Inferring causal relationships has always been one of the main objectives in many fields of study. Examples in today's world include, but are not limited to, inferring potential causes of cancer, the effect of gene manipulation, the cause of immigration and its effect on the economy, and much more.
Specific statistical models, known generically as causal models, have been used to infer such causal relationships from observed data. Extensive research has been conducted on defining, interpreting, and applying causal models, and recently, these models have become a mainstream in statistics and computer science. Today, a very popular method for inferring causal relationships is based on the use of what we call graphical causal models. These apply graphical (Markov) models, which are statistical models over graphs with nodes that are random variables representing the quantities of interest. Edges indicate probabilistic dependence among these variables conditional on some other variables in the
graph, which with some additional assumptions can be interpreted as causal relationships. Graphical models have been extensively used in statistics, probability theory, and machine learning, and are applied in a wide range of areas from genetics to economics.
On the other hand, the surge of online and other social networks as well as other types of data represented as networks, has led to the introduction of a wide range of statistical (random) network models. However, inferring causal relationships among the edges of the network, or between the nodal attributes and the edges of the network, is an important yet less studied task. Despite some research on using nongraphical causal models, and also some attempts on approaches based on graphical models, a general causal framework for network models is lacking in the literature. The main objective of this project is to use this connection to apply the theory of graphical causal models on random networks.

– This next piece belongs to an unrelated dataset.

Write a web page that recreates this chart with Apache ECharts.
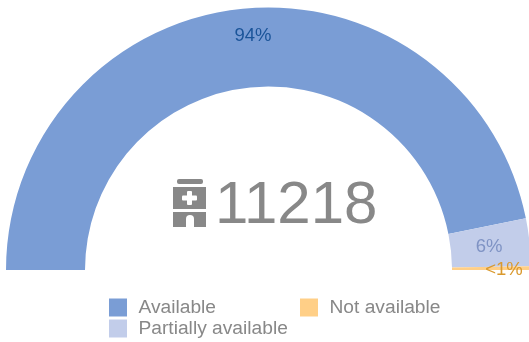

Both graphical and network models use graphs. However, as opposed to graphical models, in network models, nodes of the graph are fixed individuals, and edges are random. Although these two types of models have been introduced and studied in completely different branches of statistics, there is a natural connection between them. This connection allows us to (in principle) develop every theory pertaining to graphical models for network models by specializing the theory of graphical models to the specific distributions of random network models as well as the specific type of graphs used in graphical models. This is a novel approach, which will be the basis of performing graphical causal inference on networks. This is especially important at this moment in time because of the surge in different types of network data that are particularly wellsuited for causal modeling.